Standards for safety and surgical training in other countries
America holds some of the most stringent standards in the world for surgery centers and hospitals to become accredited. We also have some of the finest training programs in the world and our surgeons typically have to complete at least 6 years of training after medical school to become a plastic surgeon and obtain hospital credentials. The American Board of Plastic Surgery holds their board certified surgeons to high standards in order to get and maintain their board certification. Many countries do not hold the same standards for operating facilities, sterile techniques, modernized instruments, surgeon credentials, anesthesia credentials, or quality of products used (remember, the FDA process of approval only exists here). Furthermore, many of these facilities are privately owned and it may be very difficult to research the answers to the questions about credentialing of staff or how equipment is maintained or sterilized.
Vacation activities and postoperative recovery do not mix
After surgery, patients should not be sunbathing, swimming, walking for hours on tours, or drinking alcohol. Activities such as these can greatly increase the risk of healing problems and other postoperative complications.
Most surgeons will advise patients to avoid flights (especially multi-hour flights) anywhere from 5-10 days after a procedure.

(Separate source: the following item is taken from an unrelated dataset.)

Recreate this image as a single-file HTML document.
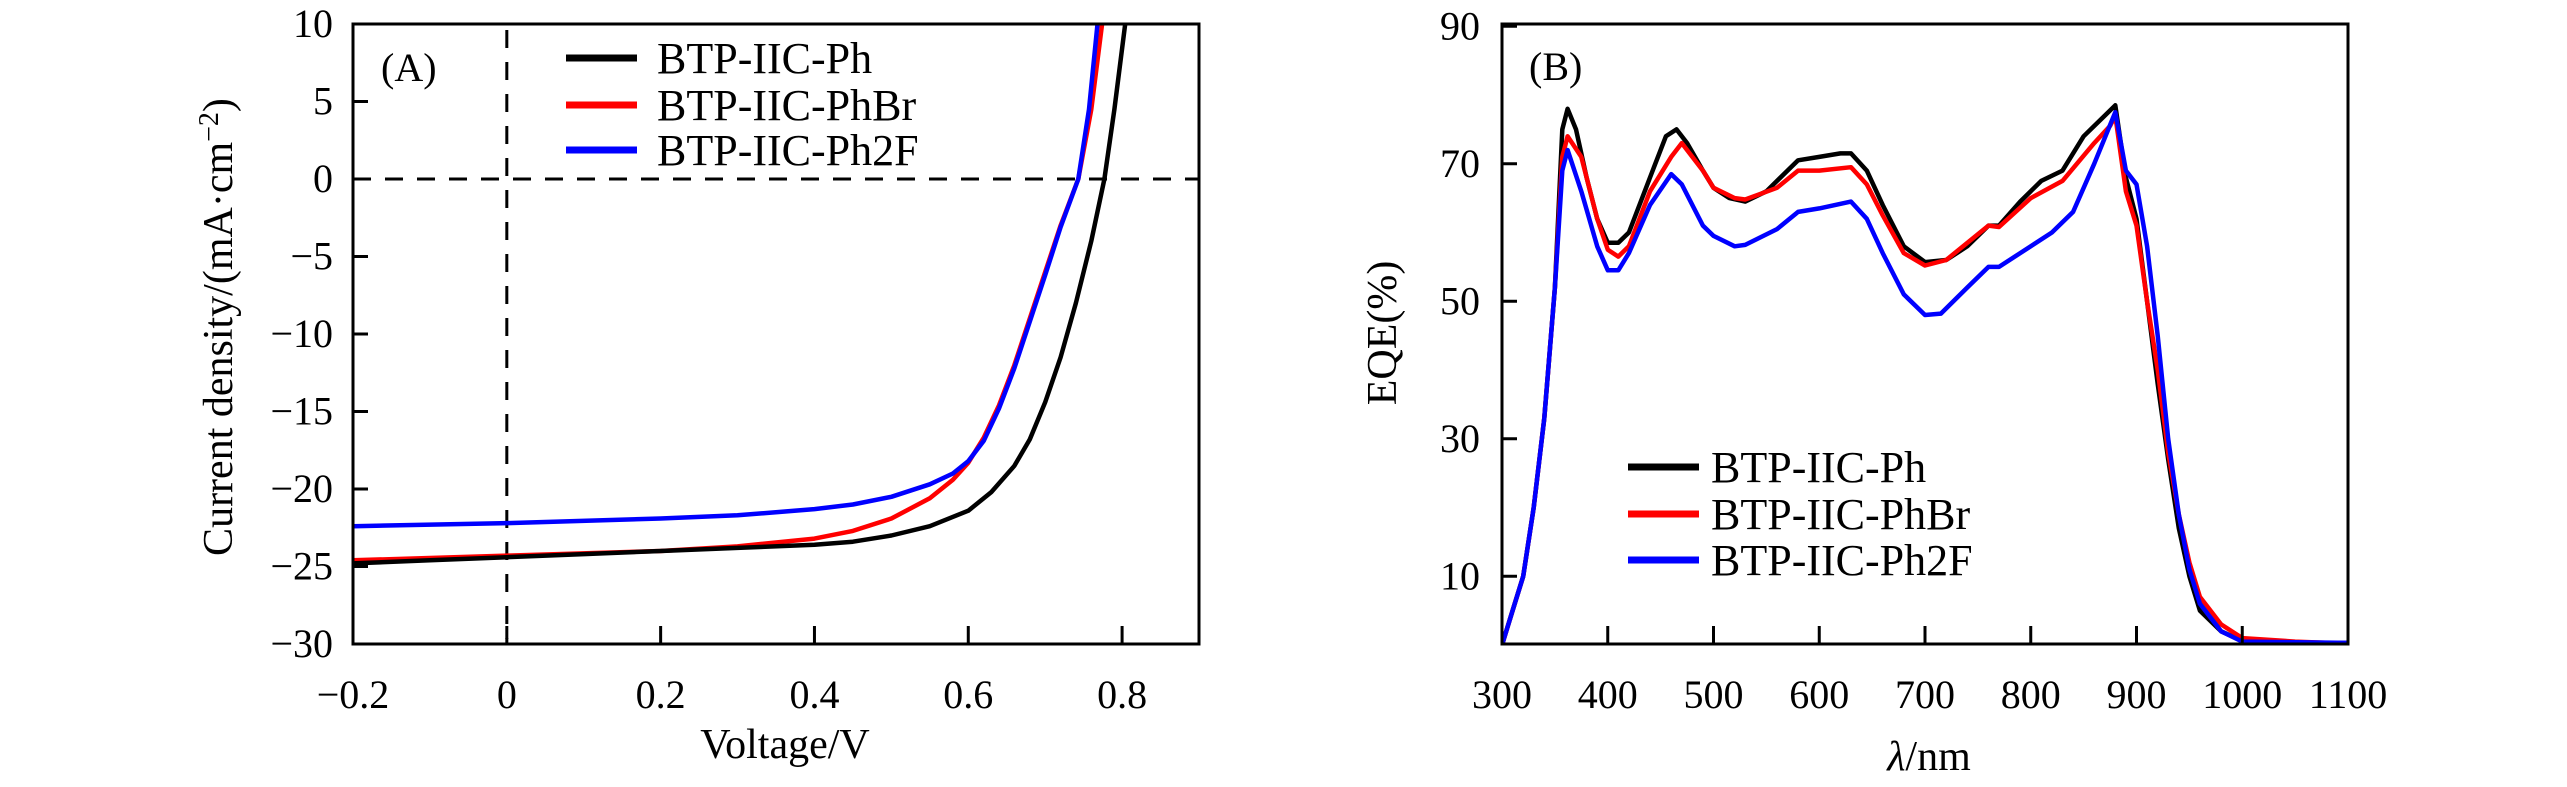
<!DOCTYPE html>
<html><head><meta charset="utf-8"><style>
html,body{margin:0;padding:0;background:#fff;width:2567px;height:787px;overflow:hidden}
svg{display:block}
text{font-family:"Liberation Serif",serif;fill:#000}
</style></head><body>
<svg id="chart" width="2567" height="787" viewBox="0 0 2567 787">
<g id="pa"></g>
<g id="pb"></g>
</svg>
<script>
// Panel A data (J-V)
const vPh=[-0.2,-0.1,0,0.1,0.2,0.3,0.4,0.45,0.5,0.55,0.6,0.63,0.66,0.68,0.7,0.72,0.74,0.76,0.777,0.79,0.804];
const jPh=[-24.8,-24.6,-24.4,-24.2,-24.0,-23.8,-23.6,-23.4,-23.0,-22.4,-21.4,-20.2,-18.5,-16.8,-14.4,-11.5,-8.0,-4.0,0,4.5,10];
const vPhBr=[-0.2,0,0.2,0.3,0.4,0.45,0.5,0.55,0.58,0.6,0.62,0.64,0.66,0.68,0.7,0.72,0.743,0.76,0.774];
const jPhBr=[-24.6,-24.3,-24.0,-23.7,-23.2,-22.7,-21.9,-20.6,-19.4,-18.3,-16.7,-14.6,-12,-9,-6,-3,0,4.5,10];
const vPh2F=[-0.2,0,0.2,0.3,0.4,0.45,0.5,0.55,0.58,0.6,0.62,0.64,0.66,0.68,0.7,0.72,0.743,0.757,0.768];
const jPh2F=[-22.4,-22.2,-21.9,-21.7,-21.3,-21.0,-20.5,-19.7,-19.0,-18.2,-16.9,-14.8,-12.2,-9.2,-6.2,-3.1,0,4.5,10];
const aXTicks=[-0.2,0,0.2,0.4,0.6,0.8];
const aXLabels=["\u22120.2","0","0.2","0.4","0.6","0.8"];
const aYTicks=[10,5,0,-5,-10,-15,-20,-25,-30];
const aYLabels=["10","5","0","\u22125","\u221210","\u221215","\u221220","\u221225","\u221230"];
// Panel B data (EQE)
const wPh=[300,310,320,330,340,350,357,362,370,380,390,400,410,420,440,455,465,475,490,500,515,530,550,570,580,600,620,630,645,660,680,700,720,740,760,770,790,810,830,850,870,880,890,900,910,920,930,940,950,960,980,1000,1050,1100];
const ePh=[0,5,10,20,33,52,75,78,75,68,62,58.5,58.5,60,68,74,75,73,69,66.5,65,64.5,66,69,70.5,71,71.5,71.5,69,64,58,55.7,56,58,61,61,64.5,67.5,69,74,77,78.5,68,62,50,38,27,17,10,5,2,0.6,0.3,0.3];
const wPhBr=[300,310,320,330,340,350,357,362,375,390,400,410,420,440,460,470,490,500,520,530,560,580,600,630,645,660,680,700,720,760,770,800,830,860,875,880,890,900,910,920,930,940,950,960,980,1000,1050,1100];
const ePhBr=[0,5,10,20,33,52,71,74,71,62,57.5,56.5,58,66,71,73,69,66.5,65,64.8,66.5,69,69,69.5,67,62.5,57,55.2,56,61,60.8,65,67.5,73,75.5,77,66,61,50,40,28,19,12,7,3,1,0.5,0.2];
const wPh2F=[300,310,320,330,340,350,357,362,375,390,400,410,420,440,460,470,490,500,520,530,560,580,600,630,645,660,680,700,715,740,760,770,790,820,840,860,880,890,900,910,920,930,940,950,960,980,1000,1100];
const ePh2F=[0,5,10,20,33,52,69,72,66,58,54.5,54.5,57,64,68.5,67,61,59.5,58,58.2,60.5,63,63.5,64.5,62,57,51,48,48.2,52,55,55,57,60,63,70,77.5,69,67,58,45,30,19,11,6,2,0.5,0.3];
const bXTicks=[300,400,500,600,700,800,900,1000,1100];
const bYTicks=[10,30,50,70,90];

const NS="http://www.w3.org/2000/svg";
function mk(parent,tag,attrs,txt){const e=document.createElementNS(NS,tag);for(const k in attrs)e.setAttribute(k,attrs[k]);if(txt!==undefined)e.textContent=txt;parent.appendChild(e);return e;}

// ---------- Panel A ----------
const pa=document.getElementById('pa');
const AL=353,AR=1199,AT=24,AB=644;
const ax=v=>AL+(v+0.2)/1.1*(AR-AL);
const ay=j=>AT+(10-j)/40*(AB-AT);
function lineA(vs,js,color,name){
  let d=vs.map((v,i)=>(i?'L':'M')+ax(v).toFixed(1)+' '+ay(js[i]).toFixed(1)).join(' ');
  const p=mk(pa,'path',{d:d,fill:'none',stroke:color,'stroke-width':4.5,'stroke-linejoin':'round','clip-path':'url(#clipA)'});
  
  
}
const defs=mk(document.getElementById('chart'),'defs',{});
const ca=mk(defs,'clipPath',{id:'clipA'});mk(ca,'rect',{x:AL,y:AT,width:AR-AL,height:AB-AT});
const cb=mk(defs,'clipPath',{id:'clipB'});
let dz=mk(pa,'line',{x1:AL,x2:AR,y1:ay(0),y2:ay(0),stroke:'#000','stroke-width':3,'stroke-dasharray':'18 14'});


let dv=mk(pa,'line',{x1:ax(0),x2:ax(0),y1:AT+6,y2:AB-5,stroke:'#000','stroke-width':3,'stroke-dasharray':'18 14'});


lineA(vPhBr,jPhBr,'#ff0000','series-phbr');
lineA(vPh2F,jPh2F,'#0000ff','series-ph2f');
lineA(vPh,jPh,'#000000','series-ph');
let fa=mk(pa,'rect',{x:AL,y:AT,width:AR-AL,height:AB-AT,fill:'none',stroke:'#000','stroke-width':3});


aXTicks.forEach((v,i)=>{
  mk(pa,'line',{x1:ax(v),x2:ax(v),y1:AB,y2:AB-18,stroke:'#000','stroke-width':3});
  const t=mk(pa,'text',{x:ax(v),y:AB+64,'font-size':40,'text-anchor':'middle'},aXLabels[i]);
  
  
});
aYTicks.forEach((v,i)=>{
  mk(pa,'line',{x1:AL,x2:AL+15,y1:ay(v),y2:ay(v),stroke:'#000','stroke-width':3});
  const t=mk(pa,'text',{x:AL-20,y:ay(v)+13,'font-size':40,'text-anchor':'end'},aYLabels[i]);
  
  
});
let xa=mk(pa,'text',{x:785,y:758,'font-size':42,'text-anchor':'middle'},'Voltage/V');


let ya=mk(pa,'text',{x:0,y:0,'font-size':42,'text-anchor':'middle',transform:'translate(232,327) rotate(-90)'});
ya.innerHTML='Current density/(mA\u00b7cm<tspan dy="-14" font-size="28">\u22122</tspan><tspan dy="14">)</tspan>';


let la=mk(pa,'text',{x:381,y:81,'font-size':40},'(A)');


function legend(g,x1,x2,tx,ys,fs){
  const names=['BTP-IIC-Ph','BTP-IIC-PhBr','BTP-IIC-Ph2F'],cols=['#000','#ff0000','#0000ff'];
  names.forEach((n,i)=>{
    const l=mk(g,'line',{x1:x1,x2:x2,y1:ys[i],y2:ys[i],stroke:cols[i],'stroke-width':7});
    
    
    const t=mk(g,'text',{x:tx,y:ys[i]+15,'font-size':fs},n);
    
    
  });
}
legend(pa,566,637,657,[58,105,150],44);

// ---------- Panel B ----------
const pb=document.getElementById('pb');
const BL=1502,BR=2348,BT=24,BB=644;
const bx=w=>BL+(w-300)/800*(BR-BL);
const by=e=>645-e*6.875;
mk(cb,'rect',{x:BL,y:BT,width:BR-BL,height:BB-BT});
function lineB(ws,es,color,name){
  let d=ws.map((w,i)=>(i?'L':'M')+bx(w).toFixed(1)+' '+by(es[i]).toFixed(1)).join(' ');
  const p=mk(pb,'path',{d:d,fill:'none',stroke:color,'stroke-width':4.5,'stroke-linejoin':'round','clip-path':'url(#clipB)'});
  
  
}
lineB(wPh,ePh,'#000000','series-ph');
lineB(wPhBr,ePhBr,'#ff0000','series-phbr');
lineB(wPh2F,ePh2F,'#0000ff','series-ph2f');
let fb=mk(pb,'rect',{x:BL,y:BT,width:BR-BL,height:BB-BT,fill:'none',stroke:'#000','stroke-width':3});


bXTicks.forEach(w=>{
  mk(pb,'line',{x1:bx(w),x2:bx(w),y1:BB,y2:BB-18,stroke:'#000','stroke-width':3});
  const t=mk(pb,'text',{x:bx(w),y:BB+64,'font-size':40,'text-anchor':'middle'},String(w));
  
  
});
bYTicks.forEach(v=>{
  mk(pb,'line',{x1:BL,x2:BL+15,y1:by(v),y2:by(v),stroke:'#000','stroke-width':3});
  const t=mk(pb,'text',{x:BL-22,y:by(v)+13,'font-size':40,'text-anchor':'end'},String(v));
  
  
});
let xb=mk(pb,'text',{x:1929,y:770,'font-size':42,'text-anchor':'middle'});
xb.innerHTML='<tspan font-style="italic">\u03bb</tspan>/nm';


let yb=mk(pb,'text',{x:0,y:0,'font-size':42,'text-anchor':'middle',transform:'translate(1396,333) rotate(-90)'},'EQE(%)');


let lb=mk(pb,'text',{x:1529,y:80,'font-size':40},'(B)');


legend(pb,1628,1699,1711,[467,514,560],44);
</script>
</body></html>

Long plane rides can significantly increase the risk of a postoperative blood clot in the leg called a DVT (deep vein thrombosis) that can then move to the lungs to become a pulmonary embolus. Blood clots result in hospitalization, require blood thinning medications, and can potentially be fatal.
Short or no follow up appointments
Many cosmetic surgeries in the United States are followed in the days and months by postoperative visits by the operating surgeon to assess for healing, treat complications such as infection or fluid collections, and follow the scars and overall outcome. The earlier the complication is treated, often times the better the outcome for the patient. Data on complications from surgeries done abroad is limited but one study suggested a rate of about 15% that required some medical care. It is difficult to contain costs when a patient must seek a new surgeon in the United States to care for a complication that occurred under a different and out of country surgeon. That less expensive surgery can turn into a very costly situation if a complication occurs or a revision surgery is needed.
And, beware of clinics outside of the United States offering procedures that are deemed unsafe and illegal here. There are always reasons why those safeguards exist here as in the case of injections of silicone and other harmful substances. In these cases, there is significant risk of death or injury and no surgery or potential outcome is worth that risk.
Please keep yourself safe this summer and separate the concepts of vacation and surgery. And, as always, we encourage you to fully research your surgeon and procedure before proceeding with your plan for plastic surgery. In our opinion, the peace of mind that you are in well trained hands with all the correct safeguards in place is worth quite a bit.